## WHAT THE EXERCISE ASKS
Skip all pictures. Write out the data below from its first line through the line that contains "import plotly.graph_objects as go".

****

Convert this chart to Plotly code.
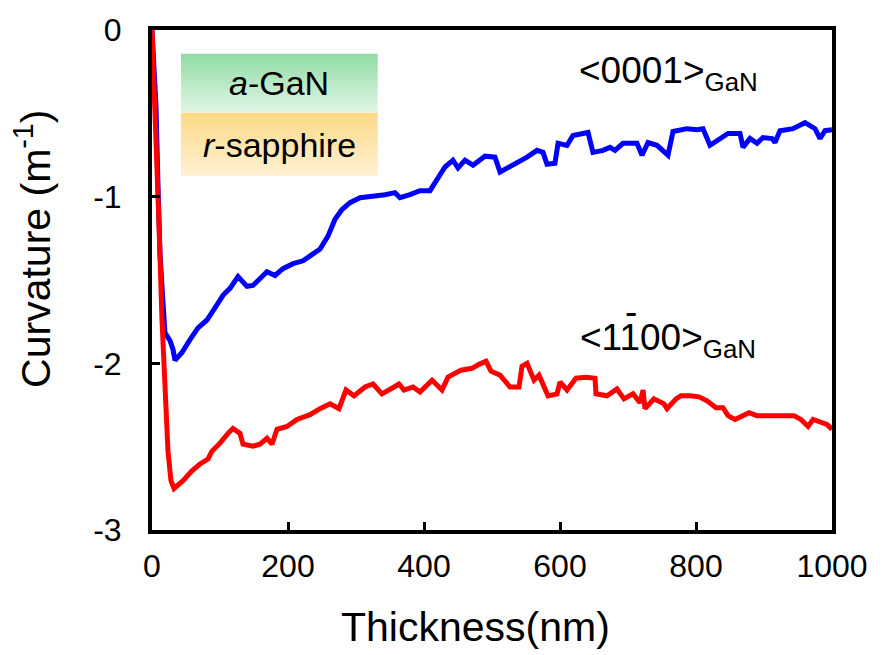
import plotly.graph_objects as go

# In-situ wafer curvature vs. GaN thickness, a-plane GaN on r-plane sapphire
thickness_0001 = [0, 5.9, 8.8, 11.8, 16.2, 19.1, 26.5, 30.9, 33.8, 44.1, 55.9, 67.6, 80.9, 88.2,
                  97.1, 104.4, 114.7, 126.5, 139.7, 148.5, 158.8, 169.1, 180.9, 192.6, 207.4,
                  222.1, 236.8, 247.1, 258.8, 269.1, 279.4, 291.2, 305.9, 323.5, 342.6, 357.4,
                  364.7, 379.4, 394.1, 408.8, 419.1, 430.9, 442.6, 450.0, 460.3, 472.1, 489.7,
                  504.4, 511.8, 526.5, 551.5, 566.2, 575.0, 580.9, 592.6, 597.1, 610.3, 619.1,
                  641.2, 648.5, 663.2, 673.5, 680.9, 692.6, 713.2, 720.6, 729.4, 742.6, 758.8,
                  766.2, 786.8, 801.5, 810.3, 820.6, 835.3, 847.1, 864.7, 869.1, 879.4, 889.7,
                  898.5, 911.8, 916.2, 923.5, 942.6, 960.3, 975.0, 982.4, 989.7, 1000]
curv_0001 = [0, -0.456, -0.929, -1.343, -1.639, -1.817, -1.864, -1.917, -1.982, -1.935, -1.858,
             -1.787, -1.740, -1.698, -1.639, -1.592, -1.550, -1.479, -1.538, -1.533, -1.491,
             -1.450, -1.473, -1.432, -1.402, -1.385, -1.343, -1.314, -1.237, -1.136, -1.077,
             -1.036, -1.006, -1.000, -0.988, -0.976, -1.006, -0.988, -0.964, -0.964, -0.899,
             -0.822, -0.781, -0.828, -0.781, -0.811, -0.757, -0.763, -0.852, -0.822, -0.763,
             -0.722, -0.734, -0.805, -0.799, -0.680, -0.692, -0.633, -0.615, -0.734, -0.722,
             -0.704, -0.722, -0.680, -0.680, -0.751, -0.675, -0.692, -0.751, -0.609, -0.592,
             -0.598, -0.592, -0.692, -0.651, -0.621, -0.621, -0.704, -0.651, -0.680, -0.645,
             -0.651, -0.675, -0.604, -0.592, -0.556, -0.592, -0.651, -0.604, -0.598]

thickness_1100 = [0, 5.9, 10.3, 14.7, 19.1, 23.5, 27.9, 32.4, 45.6, 58.8, 70.6, 82.4, 88.2, 100.0,
                  111.8, 119.1, 129.4, 133.8, 148.5, 158.8, 169.1, 176.5, 183.8, 198.5, 213.2,
                  232.4, 247.1, 261.8, 275.0, 285.3, 297.1, 313.2, 325.0, 338.2, 355.9, 363.2,
                  370.6, 383.8, 394.1, 411.8, 426.5, 435.3, 454.4, 470.6, 480.9, 491.2, 498.5,
                  511.8, 526.5, 539.7, 544.1, 551.5, 561.8, 569.1, 582.4, 595.6, 600.0, 610.3,
                  623.5, 638.2, 651.5, 652.9, 669.1, 683.8, 694.1, 707.4, 717.6, 722.1, 725.0,
                  738.2, 752.9, 757.4, 770.6, 777.9, 791.2, 804.4, 816.2, 829.4, 839.7, 847.1,
                  857.4, 867.6, 877.9, 889.7, 902.9, 917.6, 933.8, 944.1, 954.4, 964.7, 972.1,
                  979.4, 992.6, 1000]
curv_1100 = [0, -0.574, -1.166, -1.740, -2.130, -2.527, -2.704, -2.751, -2.704, -2.645, -2.604,
             -2.574, -2.527, -2.479, -2.420, -2.391, -2.420, -2.485, -2.497, -2.485, -2.450,
             -2.485, -2.396, -2.379, -2.337, -2.308, -2.272, -2.243, -2.272, -2.160, -2.195,
             -2.142, -2.124, -2.183, -2.142, -2.124, -2.160, -2.142, -2.172, -2.101, -2.160,
             -2.083, -2.041, -2.030, -2.006, -1.988, -2.047, -2.071, -2.142, -2.142, -2.018,
             -2.000, -2.101, -2.071, -2.195, -2.183, -2.112, -2.160, -2.089, -2.083, -2.089,
             -2.183, -2.195, -2.154, -2.213, -2.183, -2.237, -2.160, -2.272, -2.213, -2.243,
             -2.272, -2.213, -2.195, -2.195, -2.201, -2.225, -2.266, -2.266, -2.314, -2.337,
             -2.314, -2.296, -2.314, -2.314, -2.314, -2.308, -2.314, -2.337, -2.379, -2.337,
             -2.349, -2.367, -2.396]

x_ticks = [0, 200, 400, 600, 800, 1000]
x_ticktext = ["0", "200", "400", "600", "800", "1000"]
y_ticks = [0, -1, -2, -3]
y_ticktext = ["0", "-1", "-2", "-3"]

FONT = "Arial, Liberation Sans, sans-serif"

fig = go.Figure()

# layer stack inset: a-GaN over r-sapphire, each with a vertical gradient fill
def layer_box(x0, x1, y0, y1, top, bottom):
    fig.add_trace(go.Scatter(
        x=[x0, x1, x1, x0, x0], y=[y0, y0, y1, y1, y0],
        mode="none", fill="toself",
        fillgradient=dict(type="vertical", colorscale=[[0, bottom], [1, top]]),
        hoverinfo="skip", showlegend=False))

layer_box(42.6, 332, -0.497, -0.142, "rgb(143,220,163)", "rgb(226,246,231)")
layer_box(42.6, 332, -0.876, -0.497, "rgb(253,217,133)", "rgb(255,241,212)")

fig.add_trace(go.Scatter(x=thickness_0001, y=curv_0001, mode="lines",
                         line=dict(color="#0000FF", width=5), showlegend=False))
fig.add_trace(go.Scatter(x=thickness_1100, y=curv_1100, mode="lines",
                         line=dict(color="#FF0000", width=5), showlegend=False))

annotations = [
    dict(text="<i>a</i>-GaN", x=187, y=-0.32, xref="x", yref="y",
         font=dict(size=34, color="black", family=FONT), showarrow=False),
    dict(text="<i>r</i>-sapphire", x=187, y=-0.69, xref="x", yref="y",
         font=dict(size=34, color="black", family=FONT), showarrow=False),
    dict(text="<0001><sub>GaN</sub>", x=(577 - 152) / 680, y=(530 - 67) / 507,
         xref="paper", yref="paper", xanchor="left", yanchor="middle",
         font=dict(size=37, color="black", family=FONT), showarrow=False),
    dict(text="<1100><sub>GaN</sub>", x=(578 - 152) / 680, y=(530 - 337) / 507,
         xref="paper", yref="paper", xanchor="left", yanchor="middle",
         font=dict(size=37, color="black", family=FONT), showarrow=False),
    # bar over the second index digit (Miller-Bravais notation)
    dict(text="-", x=(631 - 152) / 680, y=(530 - 308) / 507,
         xref="paper", yref="paper", xanchor="center", yanchor="middle",
         font=dict(size=37, color="black", family=FONT), showarrow=False),
    dict(text="Thickness(nm)", x=(475 - 152) / 680, y=(530 - 628) / 507,
         xref="paper", yref="paper", xanchor="center", yanchor="middle",
         font=dict(size=41, color="black", family=FONT), showarrow=False),
    dict(text="Curvature (m<sup>-1</sup>)", x=(33 - 152) / 680, y=(530 - 245) / 507,
         xref="paper", yref="paper", xanchor="center", yanchor="middle", textangle=-90,
         font=dict(size=41, color="black", family=FONT), showarrow=False),
]

axis_common = dict(showline=True, linecolor="black", linewidth=4, mirror=True,
                   ticks="inside", ticklen=8, tickwidth=3, tickcolor="black",
                   showgrid=False, zeroline=False,
                   tickfont=dict(size=32, color="black", family=FONT))

fig.update_layout(
    width=882, height=655,
    margin=dict(l=152, r=50, t=23, b=125),
    paper_bgcolor="white", plot_bgcolor="white",
    xaxis=dict(range=[0, 1000], tickvals=x_ticks, ticktext=x_ticktext,
               ticklabelstandoff=5, **axis_common),
    yaxis=dict(range=[-3, 0], tickvals=y_ticks, ticktext=y_ticktext,
               ticklabelstandoff=20, **axis_common),
    annotations=annotations,
)

fig.write_html("out.html")
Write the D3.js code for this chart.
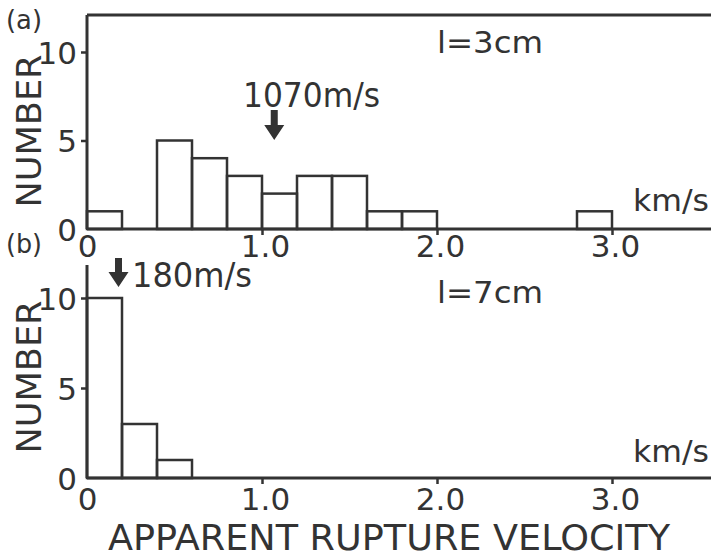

****

## WRITTEN ANSWER
Convert this chart to Plotly code.
import plotly.graph_objects as go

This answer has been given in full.